Of course I mention it. I mention it almost every day. But I’m nobody. I only get heard by my few very dear readers. I don’t get heard anywhere else. So I don’t count.
Even when I occasionally mention the smoking ban to other smokers that I encounter by chance, usually in pub gardens in summer, I’m usually met with dead silence. Because it’s something they never talk about either. It’s a forbidden topic. For they like to maintain the pretence that nothing really changed with the smoking ban, and that life carried on as normal. You’d think that they were only sitting outside in the English summer rain because that’s what they liked doing, and it was their own free choice.
The simple truth of the matter is that the antismokers in Tobacco Control have managed to stampede more or less everyone across the entire world into antismoking conformity. Nobody is allowed to ever dare say that they like smoking, or put in a good word for smokers, without shrieks and howls of outrage. It’s Politically Incorrect to be pro-smoking. It’s Politically Incorrect to be anything other than virulently antismoking. It is, to use one of their favourite terms, “unacceptable” to have anything other than one single approved opinion about not only smoking, but an ever-increasing range of other topics as well.
And the politicians and the mainstream media have been stampeded along with everyone else. And the antismokers are always trying to keep the stampede going, by continually ramping up fear of tobacco (and now of course vaping) to ever higher levels, and continually pushing hard for new antismoking measures. And now they’re gradually extending their interests beyond smoking, to alcohol, sugar, fast foods, and so on.

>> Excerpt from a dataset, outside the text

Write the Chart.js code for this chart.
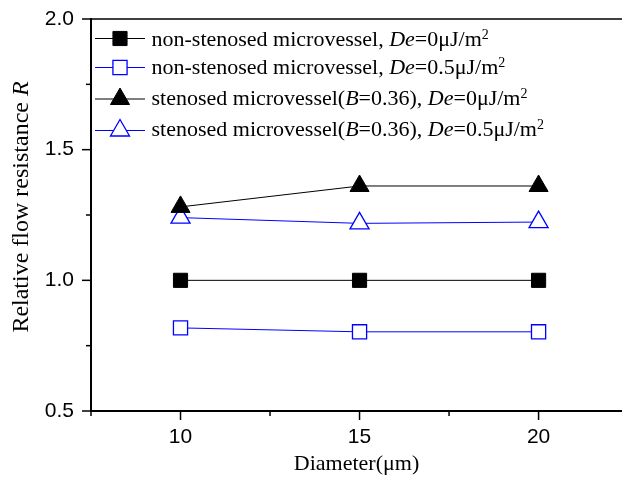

I think that in due course it will change. I think that the rise of the political right in the USA and Britain and Europe is part of a growing revolt against the nannying – no, bullying – climate of the times. I think that people are gradually digging in their heels in all sorts of small ways, many of them entirely unrelated to smoking. I think people are gradually getting sick of being told how to live their lives, and what they can and can’t say, what they should and shouldn’t think. Because if they don’t, they’ll only be bullied and blackmailed and stampeded even more. If they don’t push back, it’ll only get worse. They may not want to push back, but in the end they’re going to have to.